> _EXERCISE OBJECTIVE_:
Without the pictures, set down every line of the data exactly.

> _DATASET SECTION_:
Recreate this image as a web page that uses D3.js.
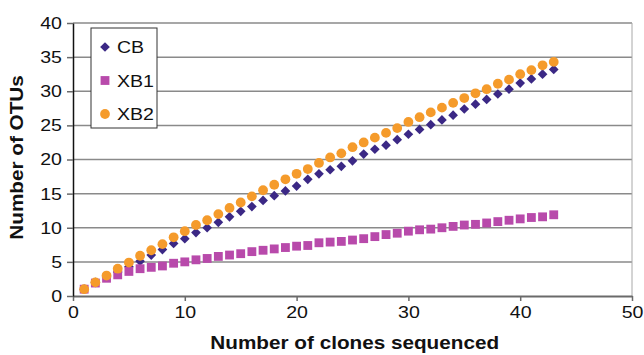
<!DOCTYPE html>
<html>
<head>
<meta charset="utf-8">
<script src="https://cdn.jsdelivr.net/npm/d3@7"></script>
<style>
  body { margin: 0; background: #fff; }
  svg text { font-family: "Liberation Sans", Arial, sans-serif; fill: #111; }
</style>
</head>
<body>
<div id="chart"></div>
<script>
// Number of clones sequenced (x values)
var clones = [1, 2, 3, 4, 5, 6, 7, 8, 9, 10, 11, 12, 13, 14, 15, 16, 17, 18, 19, 20,
  21, 22, 23, 24, 25, 26, 27, 28, 29, 30, 31, 32, 33, 34, 35, 36, 37, 38, 39, 40, 41, 42, 43];

// OTU counts
var cbValues = [1.0, 2.0, 2.8, 3.5, 4.3, 5.1, 6.0, 6.8, 7.7, 8.4, 9.3, 10.0, 10.8, 11.6, 12.4,
  13.1, 14.0, 14.7, 15.4, 16.1, 17.1, 17.9, 18.5, 19.0, 19.8, 20.8, 21.5, 22.1, 22.9, 23.7,
  24.4, 25.1, 25.8, 26.5, 27.4, 28.1, 28.8, 29.6, 30.3, 31.2, 31.8, 32.5, 33.2];
var xb1Values = [1.0, 1.9, 2.6, 3.1, 3.6, 4.0, 4.2, 4.4, 4.8, 5.0, 5.3, 5.5, 5.8, 6.0, 6.2,
  6.5, 6.7, 6.9, 7.1, 7.3, 7.4, 7.8, 7.9, 8.0, 8.2, 8.4, 8.7, 9.0, 9.2, 9.5,
  9.7, 9.8, 10.0, 10.2, 10.4, 10.5, 10.7, 10.9, 11.1, 11.3, 11.5, 11.6, 11.9];
var xb2Values = [1.0, 2.0, 3.0, 4.0, 4.9, 5.9, 6.7, 7.6, 8.6, 9.5, 10.4, 11.1, 12.0, 12.9, 13.7,
  14.6, 15.5, 16.3, 17.1, 17.9, 18.6, 19.5, 20.3, 20.9, 21.8, 22.5, 23.2, 23.9, 24.6, 25.5,
  26.2, 26.9, 27.6, 28.3, 29.0, 29.7, 30.3, 31.1, 31.7, 32.5, 33.1, 33.8, 34.3];

// Series names and tick labels
var seriesNames = ["CB", "XB1", "XB2"];
var xTicks = [0, 10, 20, 30, 40, 50];
var yTicks = [0, 5, 10, 15, 20, 25, 30, 35, 40];

// SVG area
var svgWidth = 644;
var svgHeight = 355;

var margin = { top: 23, right: 12, bottom: 59, left: 73 };
var width = svgWidth - margin.left - margin.right;
var height = svgHeight - margin.top - margin.bottom;

var colors = { CB: "#3b2885", XB1: "#b84aab", XB2: "#f59b2b" };
var stretchK = 1.15;

var svg = d3.select("#chart")
  .append("svg")
  .attr("width", svgWidth)
  .attr("height", svgHeight);

var chartGroup = svg.append("g")
  .attr("transform", `translate(${margin.left}, ${margin.top})`);

// widen the text a bit, the original font runs wider than Arial
function stretch(sel) {
  sel.each(function () {
    var w = this.getComputedTextLength();
    d3.select(this)
      .attr("textLength", w * stretchK)
      .attr("lengthAdjust", "spacingAndGlyphs");
  });
}

// Scales
var xScale = d3.scaleLinear().domain([0, 50]).range([0, width]);
var yScale = d3.scaleLinear().domain([0, 40]).range([height, 0]);

// Horizontal gridlines
chartGroup.append("g")
  .selectAll("line")
  .data(yTicks.filter(d => d > 0))
  .enter()
  .append("line")
  .attr("x1", 0)
  .attr("x2", width)
  .attr("y1", d => yScale(d))
  .attr("y2", d => yScale(d))
  .attr("stroke", "#8a8a8a")
  .attr("stroke-width", 1.5);

// Right border
chartGroup.append("line")
  .attr("x1", width).attr("x2", width)
  .attr("y1", 0).attr("y2", height)
  .attr("stroke", "#a8a8a8")
  .attr("stroke-width", 1);

// Axes
var bottomAxis = d3.axisBottom(xScale).tickValues(xTicks).tickSize(5).tickSizeOuter(0).tickPadding(5);
var leftAxis = d3.axisLeft(yScale).tickValues(yTicks).tickSize(6).tickSizeOuter(0).tickPadding(5);

var xAxisG = chartGroup.append("g")
  .attr("transform", `translate(0, ${height})`)
  .call(bottomAxis);
xAxisG.select(".domain").attr("stroke", "#6a6a6a").attr("stroke-width", 2);
xAxisG.selectAll(".tick line").attr("stroke", "#6a6a6a").attr("stroke-width", 1.5);
xAxisG.selectAll("text")
  .style("font-size", "17px")
  .attr("fill", "#111")
  .call(stretch);

var yAxisG = chartGroup.append("g")
  .call(leftAxis);
yAxisG.select(".domain").attr("stroke", "#111").attr("stroke-width", 1.5);
yAxisG.selectAll(".tick line").attr("stroke", "#6a6a6a").attr("stroke-width", 1.5);
yAxisG.selectAll("text")
  .style("font-size", "17px")
  .attr("fill", "#111")
  .call(stretch);

// Markers
var diamond = d3.symbol().type(d3.symbolDiamond2).size(60);
var square = d3.symbol().type(d3.symbolSquare).size(78);

chartGroup.append("g")
  .selectAll("path")
  .data(clones)
  .enter()
  .append("path")
  .attr("d", diamond)
  .attr("transform", (d, i) => `translate(${xScale(d)}, ${yScale(cbValues[i])})`)
  .attr("fill", colors.CB);

chartGroup.append("g")
  .selectAll("path")
  .data(clones)
  .enter()
  .append("path")
  .attr("d", square)
  .attr("transform", (d, i) => `translate(${xScale(d)}, ${yScale(xb1Values[i])})`)
  .attr("fill", colors.XB1);

chartGroup.append("g")
  .selectAll("circle")
  .data(clones)
  .enter()
  .append("circle")
  .attr("cx", d => xScale(d))
  .attr("cy", (d, i) => yScale(xb2Values[i]))
  .attr("r", 4.9)
  .attr("fill", colors.XB2);

// Legend
var legend = svg.append("g")
  .attr("transform", "translate(91, 28)");

legend.append("rect")
  .attr("width", 66)
  .attr("height", 100)
  .attr("fill", "#fff")
  .attr("stroke", "#333")
  .attr("stroke-width", 1);

var legendItems = legend.selectAll(".item")
  .data(seriesNames)
  .enter()
  .append("g")
  .attr("class", "item")
  .attr("transform", (d, i) => `translate(14, ${19 + i * 33.5})`);

legendItems.append("path")
  .attr("d", d => d === "CB" ? diamond() : d === "XB1" ? square() : d3.symbol().type(d3.symbolCircle).size(75)())
  .attr("fill", d => colors[d]);

legendItems.append("text")
  .attr("x", 12)
  .attr("y", 6)
  .style("font-size", "17px")
  .text(d => d)
  .call(stretch);

// Axis titles
chartGroup.append("text")
  .attr("transform", "rotate(-90)")
  .attr("x", 0 - yScale(20.3))
  .attr("y", -margin.left + 23)
  .attr("text-anchor", "middle")
  .style("font-size", "18px")
  .style("font-weight", "bold")
  .text("Number of OTUs")
  .call(stretch);

chartGroup.append("text")
  .attr("x", xScale(25.2))
  .attr("y", height + 53)
  .attr("text-anchor", "middle")
  .style("font-size", "18px")
  .style("font-weight", "bold")
  .text("Number of clones sequenced")
  .call(stretch);
</script>
</body>
</html>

> _CORRECT ANSWER_:
Recreate this image as a web page that uses D3.js.
<!DOCTYPE html>
<html>
<head>
<meta charset="utf-8">
<script src="https://cdn.jsdelivr.net/npm/d3@7"></script>
<style>
  body { margin: 0; background: #fff; }
  svg text { font-family: "Liberation Sans", Arial, sans-serif; fill: #111; }
</style>
</head>
<body>
<div id="chart"></div>
<script>
// Number of clones sequenced (x values)
var clones = [1, 2, 3, 4, 5, 6, 7, 8, 9, 10, 11, 12, 13, 14, 15, 16, 17, 18, 19, 20,
  21, 22, 23, 24, 25, 26, 27, 28, 29, 30, 31, 32, 33, 34, 35, 36, 37, 38, 39, 40, 41, 42, 43];

// OTU counts
var cbValues = [1.0, 2.0, 2.8, 3.5, 4.3, 5.1, 6.0, 6.8, 7.7, 8.4, 9.3, 10.0, 10.8, 11.6, 12.4,
  13.1, 14.0, 14.7, 15.4, 16.1, 17.1, 17.9, 18.5, 19.0, 19.8, 20.8, 21.5, 22.1, 22.9, 23.7,
  24.4, 25.1, 25.8, 26.5, 27.4, 28.1, 28.8, 29.6, 30.3, 31.2, 31.8, 32.5, 33.2];
var xb1Values = [1.0, 1.9, 2.6, 3.1, 3.6, 4.0, 4.2, 4.4, 4.8, 5.0, 5.3, 5.5, 5.8, 6.0, 6.2,
  6.5, 6.7, 6.9, 7.1, 7.3, 7.4, 7.8, 7.9, 8.0, 8.2, 8.4, 8.7, 9.0, 9.2, 9.5,
  9.7, 9.8, 10.0, 10.2, 10.4, 10.5, 10.7, 10.9, 11.1, 11.3, 11.5, 11.6, 11.9];
var xb2Values = [1.0, 2.0, 3.0, 4.0, 4.9, 5.9, 6.7, 7.6, 8.6, 9.5, 10.4, 11.1, 12.0, 12.9, 13.7,
  14.6, 15.5, 16.3, 17.1, 17.9, 18.6, 19.5, 20.3, 20.9, 21.8, 22.5, 23.2, 23.9, 24.6, 25.5,
  26.2, 26.9, 27.6, 28.3, 29.0, 29.7, 30.3, 31.1, 31.7, 32.5, 33.1, 33.8, 34.3];

// Series names and tick labels
var seriesNames = ["CB", "XB1", "XB2"];
var xTicks = [0, 10, 20, 30, 40, 50];
var yTicks = [0, 5, 10, 15, 20, 25, 30, 35, 40];

// SVG area
var svgWidth = 644;
var svgHeight = 355;

var margin = { top: 23, right: 12, bottom: 59, left: 73 };
var width = svgWidth - margin.left - margin.right;
var height = svgHeight - margin.top - margin.bottom;

var colors = { CB: "#3b2885", XB1: "#b84aab", XB2: "#f59b2b" };
var stretchK = 1.15;

var svg = d3.select("#chart")
  .append("svg")
  .attr("width", svgWidth)
  .attr("height", svgHeight);

var chartGroup = svg.append("g")
  .attr("transform", `translate(${margin.left}, ${margin.top})`);

// widen the text a bit, the original font runs wider than Arial
function stretch(sel) {
  sel.each(function () {
    var w = this.getComputedTextLength();
    d3.select(this)
      .attr("textLength", w * stretchK)
      .attr("lengthAdjust", "spacingAndGlyphs");
  });
}

// Scales
var xScale = d3.scaleLinear().domain([0, 50]).range([0, width]);
var yScale = d3.scaleLinear().domain([0, 40]).range([height, 0]);

// Horizontal gridlines
chartGroup.append("g")
  .selectAll("line")
  .data(yTicks.filter(d => d > 0))
  .enter()
  .append("line")
  .attr("x1", 0)
  .attr("x2", width)
  .attr("y1", d => yScale(d))
  .attr("y2", d => yScale(d))
  .attr("stroke", "#8a8a8a")
  .attr("stroke-width", 1.5);

// Right border
chartGroup.append("line")
  .attr("x1", width).attr("x2", width)
  .attr("y1", 0).attr("y2", height)
  .attr("stroke", "#a8a8a8")
  .attr("stroke-width", 1);

// Axes
var bottomAxis = d3.axisBottom(xScale).tickValues(xTicks).tickSize(5).tickSizeOuter(0).tickPadding(5);
var leftAxis = d3.axisLeft(yScale).tickValues(yTicks).tickSize(6).tickSizeOuter(0).tickPadding(5);

var xAxisG = chartGroup.append("g")
  .attr("transform", `translate(0, ${height})`)
  .call(bottomAxis);
xAxisG.select(".domain").attr("stroke", "#6a6a6a").attr("stroke-width", 2);
xAxisG.selectAll(".tick line").attr("stroke", "#6a6a6a").attr("stroke-width", 1.5);
xAxisG.selectAll("text")
  .style("font-size", "17px")
  .attr("fill", "#111")
  .call(stretch);

var yAxisG = chartGroup.append("g")
  .call(leftAxis);
yAxisG.select(".domain").attr("stroke", "#111").attr("stroke-width", 1.5);
yAxisG.selectAll(".tick line").attr("stroke", "#6a6a6a").attr("stroke-width", 1.5);
yAxisG.selectAll("text")
  .style("font-size", "17px")
  .attr("fill", "#111")
  .call(stretch);

// Markers
var diamond = d3.symbol().type(d3.symbolDiamond2).size(60);
var square = d3.symbol().type(d3.symbolSquare).size(78);

chartGroup.append("g")
  .selectAll("path")
  .data(clones)
  .enter()
  .append("path")
  .attr("d", diamond)
  .attr("transform", (d, i) => `translate(${xScale(d)}, ${yScale(cbValues[i])})`)
  .attr("fill", colors.CB);

chartGroup.append("g")
  .selectAll("path")
  .data(clones)
  .enter()
  .append("path")
  .attr("d", square)
  .attr("transform", (d, i) => `translate(${xScale(d)}, ${yScale(xb1Values[i])})`)
  .attr("fill", colors.XB1);

chartGroup.append("g")
  .selectAll("circle")
  .data(clones)
  .enter()
  .append("circle")
  .attr("cx", d => xScale(d))
  .attr("cy", (d, i) => yScale(xb2Values[i]))
  .attr("r", 4.9)
  .attr("fill", colors.XB2);

// Legend
var legend = svg.append("g")
  .attr("transform", "translate(91, 28)");

legend.append("rect")
  .attr("width", 66)
  .attr("height", 100)
  .attr("fill", "#fff")
  .attr("stroke", "#333")
  .attr("stroke-width", 1);

var legendItems = legend.selectAll(".item")
  .data(seriesNames)
  .enter()
  .append("g")
  .attr("class", "item")
  .attr("transform", (d, i) => `translate(14, ${19 + i * 33.5})`);

legendItems.append("path")
  .attr("d", d => d === "CB" ? diamond() : d === "XB1" ? square() : d3.symbol().type(d3.symbolCircle).size(75)())
  .attr("fill", d => colors[d]);

legendItems.append("text")
  .attr("x", 12)
  .attr("y", 6)
  .style("font-size", "17px")
  .text(d => d)
  .call(stretch);

// Axis titles
chartGroup.append("text")
  .attr("transform", "rotate(-90)")
  .attr("x", 0 - yScale(20.3))
  .attr("y", -margin.left + 23)
  .attr("text-anchor", "middle")
  .style("font-size", "18px")
  .style("font-weight", "bold")
  .text("Number of OTUs")
  .call(stretch);

chartGroup.append("text")
  .attr("x", xScale(25.2))
  .attr("y", height + 53)
  .attr("text-anchor", "middle")
  .style("font-size", "18px")
  .style("font-weight", "bold")
  .text("Number of clones sequenced")
  .call(stretch);
</script>
</body>
</html>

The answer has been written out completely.